Exclusive: Try on your team’s World Cup jersey with Snap’s new AR filter
During the World Cup, it’s not always easy to change allegiances. The quadrennial international soccer tournament, which starts November 20, is watched by billions of spectators around the planet. For those with connections to any of the 32 teams in play, the gradual knockout of national teams leaves most fans reluctantly settling for backup favorites as the field narrows.
Now, for a few select teams, it will be much easier to switch loyalties, at least in the augmented reality app Snapchat. Snap, the company behind the app, has just released a feature called Live Garment Transfer, which allows users to virtually wear the jerseys of six national teams competing in this year’s tournament. In partnership with teams from the U.S., France, Saudi Arabia, Belgium, and Qatar, Snapchat users can overlay a 3D version of those teams’ jerseys on themselves in real-time video within seconds. If and when the heartbreak hits fans of any of those teams, they’ll have at least a digital way to support a backup squad.

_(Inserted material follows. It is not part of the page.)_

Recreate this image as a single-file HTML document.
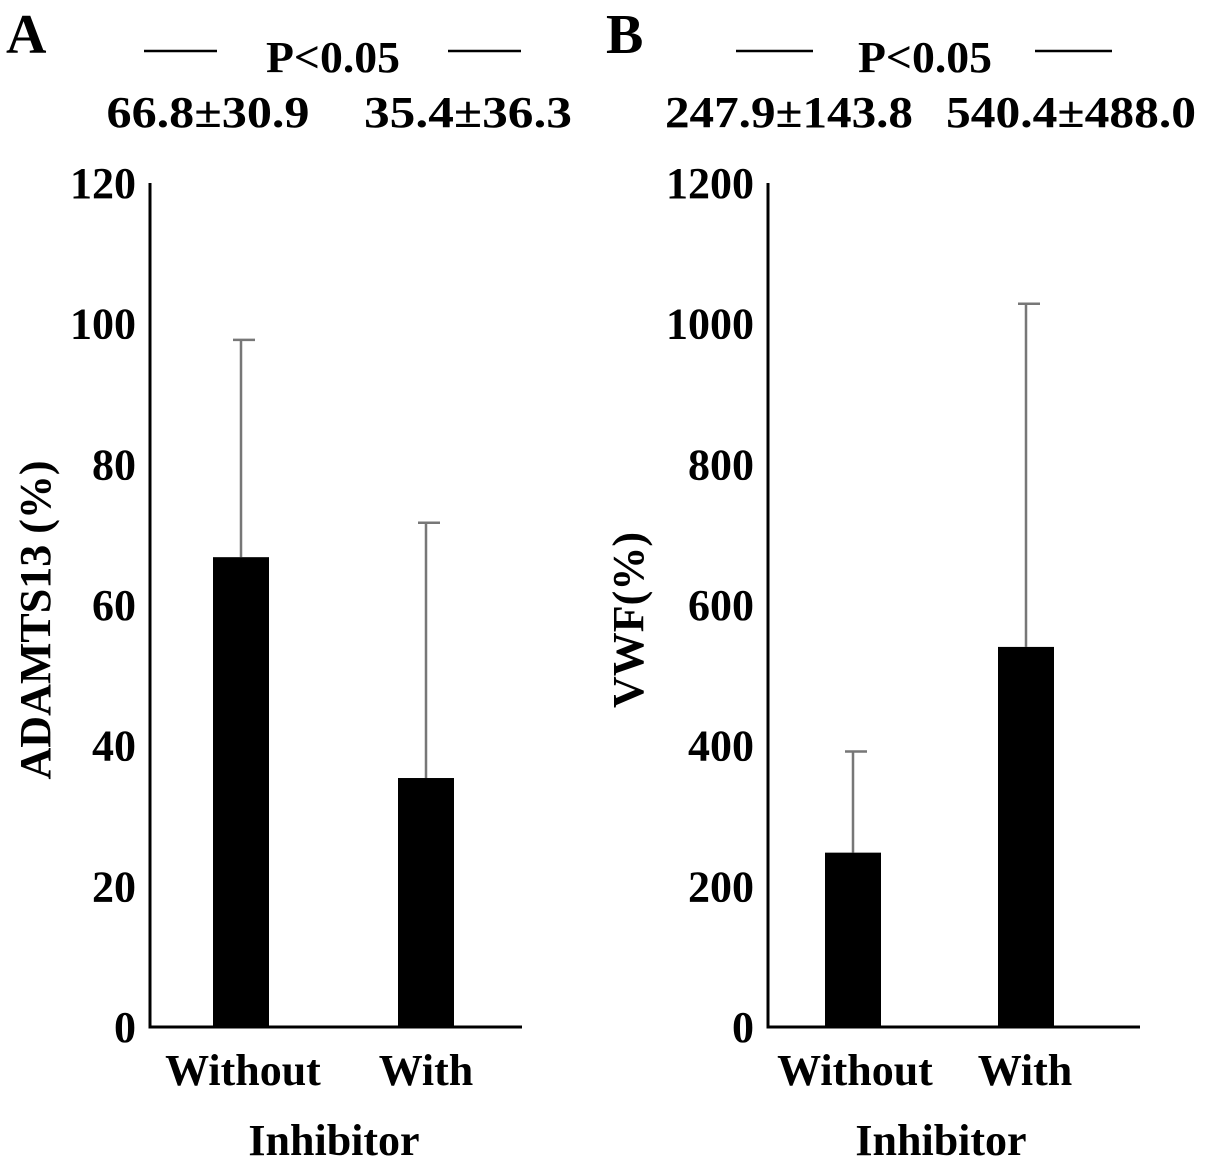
<!DOCTYPE html>
<html><head><meta charset="utf-8"><style>
html,body{margin:0;padding:0;background:#fff}
svg{display:block}
text{font-family:"Liberation Serif","Noto Serif CJK SC",serif;font-weight:bold;fill:#000}
</style></head><body>
<svg id="c" width="1205" height="1167" xmlns="http://www.w3.org/2000/svg"></svg>
<script>
const categories = ["Without", "With"];
const aMeans = [66.8, 35.4];
const aSDs = [30.9, 36.3];
const aTicks = [0, 20, 40, 60, 80, 100, 120];
const bMeans = [247.9, 540.4];
const bSDs = [143.8, 488.0];
const bTicks = [0, 200, 400, 600, 800, 1000, 1200];
const aLabels = ["66.8±30.9", "35.4±36.3"];
const bLabels = ["247.9±143.8", "540.4±488.0"];

const NS = "http://www.w3.org/2000/svg";
const svg = document.getElementById('c');
function mk(tag, attrs, txt, parent) {
  const e = document.createElementNS(NS, tag);
  for (const k in attrs) e.setAttribute(k, attrs[k]);
  if (txt !== undefined) e.textContent = txt;
  (parent || svg).appendChild(e);
  return e;
}
function panel(p) {
  const g = mk('g', {});
  
  
  const y0 = 1027, y1 = 183, max = p.ticks[p.ticks.length - 1];
  const ys = v => y0 - (v / max) * (y0 - y1);
  let e = mk('text', {x: p.letterX, y: 53, 'font-size': 56}, p.letter, g);
  
  
  e = mk('text', {x: p.pX, y: 72, 'font-size': 44, 'text-anchor': 'middle', textLength: 134, lengthAdjust: 'spacingAndGlyphs'}, 'P<0.05', g);
  
  
  for (const [a, b] of p.dashes) {
    e = mk('line', {x1: a, x2: b, y1: 51, y2: 51, stroke: '#000', 'stroke-width': 2.5}, undefined, g);
    
    
  }
  p.labels.forEach((l, i) => {
    e = mk('text', {x: p.labX[i], y: 127, 'font-size': 44, 'text-anchor': 'middle', textLength: p.labW[i], lengthAdjust: 'spacingAndGlyphs'}, l, g);
    
    
  });
  p.ticks.forEach(t => {
    e = mk('text', {x: p.ax - 14, y: ys(t) + 15, 'font-size': 44, 'text-anchor': 'end'}, String(t), g);
    
    
  });
  p.means.forEach((m, i) => {
    const cx = p.cx[i];
    e = mk('line', {x1: cx, x2: cx, y1: ys(m), y2: ys(m + p.sds[i]), stroke: '#777', 'stroke-width': 2.5}, undefined, g);
    
    
    e = mk('line', {x1: cx - 8, x2: cx + 14, y1: ys(m + p.sds[i]), y2: ys(m + p.sds[i]), stroke: '#777', 'stroke-width': 2.5}, undefined, g);
    
    
    e = mk('rect', {x: cx - 28, y: ys(m), width: 56, height: y0 - ys(m), fill: '#000'}, undefined, g);
    
    
    e = mk('text', {x: p.xl[i], y: 1085, 'font-size': 44, 'text-anchor': 'middle'}, categories[i], g);
    
    
  });
  e = mk('path', {d: `M${p.ax},${y1} V${y0} H${p.axEnd}`, fill: 'none', stroke: '#000', 'stroke-width': 3}, undefined, g);
  
  
  e = mk('text', {x: p.xTitleX, y: 1155, 'font-size': 44, 'text-anchor': 'middle'}, 'Inhibitor', g);
  
  
  e = mk('text', {x: 0, y: 0, 'font-size': 44, 'text-anchor': 'middle', transform: `translate(${p.ytX},${p.ytY}) rotate(-90)`}, p.yTitle, g);
  
  
}
panel({id: 'a', letter: 'A', letterX: 6, pX: 333, dashes: [[144, 217], [448, 521]], labels: aLabels, labX: [208, 468], labW: [203, 208],
  ticks: aTicks, ax: 150, axEnd: 522, means: aMeans, sds: aSDs, cx: [241, 426], xl: [243, 426], xTitleX: 334,
  yTitle: 'ADAMTS13 (%)', ytX: 50, ytY: 620});
panel({id: 'b', letter: 'B', letterX: 606, pX: 925, dashes: [[736, 813], [1035, 1112]], labels: bLabels, labX: [789, 1071], labW: [248, 250],
  ticks: bTicks, ax: 768, axEnd: 1140, means: bMeans, sds: bSDs, cx: [853, 1026], xl: [855, 1025], xTitleX: 941,
  yTitle: 'VWF(%)', ytX: 643, ytY: 620});
</script>
</body></html>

Live Garment Transfer is a clever bit of fan engagement during the world’s most watched sporting event, and likely the first of many paid partnerships Snap hopes to translate into the revenue it has been struggling to attract recently. It’s also an indication of where augmented reality itself is heading.
Carolina Arguelles, Snap’s global AR product strategy and product marketing lead, says Augmented Reality Lenses have historically been used as a tool for creativity. Originally launched to allow Snapchat users to overlay AR content into their snaps, Snapchat Lenses were many people’s first taste of augmented reality. In 2017, Snap launched Lens Studio, an application developers can use to create and publish augmented reality experiences for Snapchat users.
The technology to create the Live Garment Transfer Lens has been in the works for years. Since 2017, Snap’s researchers have published more than 20 papers outlining the fundamentals of this type of real-time image-to-video processing and the neural networks behind it. Development of the feature took two years, with hundreds of thousands of hours of image and video training behind the four neural networks that allow the static image of a soccer jersey to drape itself over moving video of the human body in all its varied forms, wrapping to the arms and torso and erasing any traces of the clothing beneath it. By analyzing every pixel of any video using Live Garment Transfer, the technology can segment out each body part, from the shoulders to the belly to the hair, and lay the digital jersey just where we’d expect a shirt to be. For the World Cup teams partnering with Snap, the technology gives fans a deceptively simple novelty.
Most AR experiences up until now have relied on complex digital models that apps like Snapchat layer on top of 3D space. This new feature enables users to upload a simple image and the technology transforms it into a kind of digital garment that can wrap around a body in space, replacing what the user is wearing in the liver camera feed. “That’s really the foundational shift here,” Arguelles says.
Ultimately, it’s a technology that could help Snap and other AR technology companies turn clever digital overlays into long-term revenue streams. Arguelles says there’s obvious application in the world of clothing retail, and Snap has previously created clothing try-on Lenses, but they have previously focused on turning static images of clothes into static images of those clothes on people. Turning the outputs into video is still in its early phases, Arguelles says, and it works best with fitted upper body garments like shirts and hoodies from the front only. But she expects that the technology will soon be able to handle clothes on the entire body, front and back.
Snap’s technology could make it easier for consumers to try on clothing, and potentially lucrative for retailers to sell more of their clothing directly to consumers without the need for physical stores. It could also become a tool for deciding what products these companies bring to market. “Being able to prototype early and get immediate customer feedback to inform things like true manufacturing, I think this is definitely an interesting technology path,” Arguelles says.